For instance, in the media industry, people are moving away from traditional media sources like television where content is pushed to the audience. Instead, people are happy to pick and choose what content they want to view and pull from different sources like YouTube. In the paper, authors point to other examples such as the university education model. For example, one of the most popular universities in America, University of Phoenix, is introducing a new curriculum model that allows students to decide (i.e., “pull” ) what subjects they want to study instead of traditional “push” model. This has made the university so popular that it is the largest private university in USA.

You might be wondering, why is this related to “large scale systems”?  I just realized the obvious that IT industry is going through the same revolution of moving towards pull model and cloud computing is one of the key enablers for it.

In the past, the traditional model for running an IT shop is to plan ahead in terms of what is our hardware needs, software needs, make the appropriate buying and planning decisions.
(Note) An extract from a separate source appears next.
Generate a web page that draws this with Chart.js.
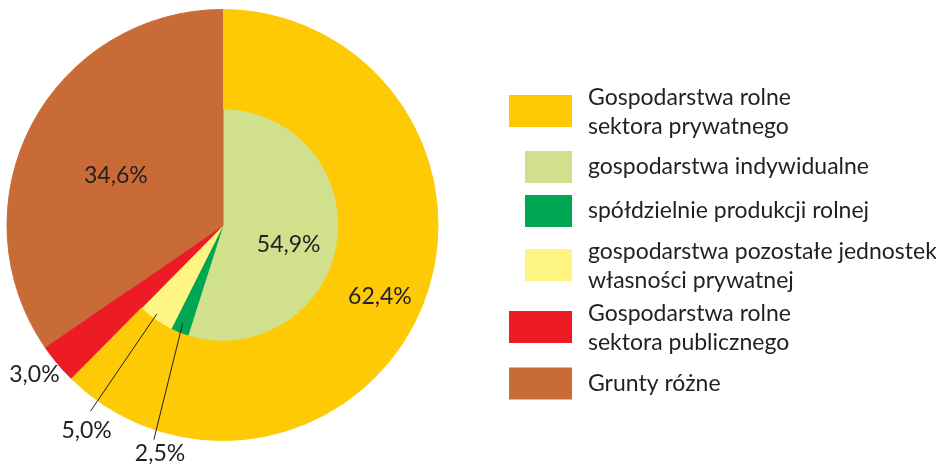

For instance, typically companies had to plan for their resource demands at least an year in advance and “push” the resources.

With cloud computing, IT shop have an option to “pull” resources only when they need to and not worry about an year-ahead planning cycle. Many may already know the story of NYTimes digital IT shop that pulled AWS EC2 resources to run its image conversion job (see TimesMachine).  Others might not know Animoto handled its peak demands using dynamic scaling capabilities of Amazon EC2.

It is interesting how cloud computing has enabled the pull resource model in the IT world.

Anyway, if you get a chance, please read Hagel and Brown’s paper!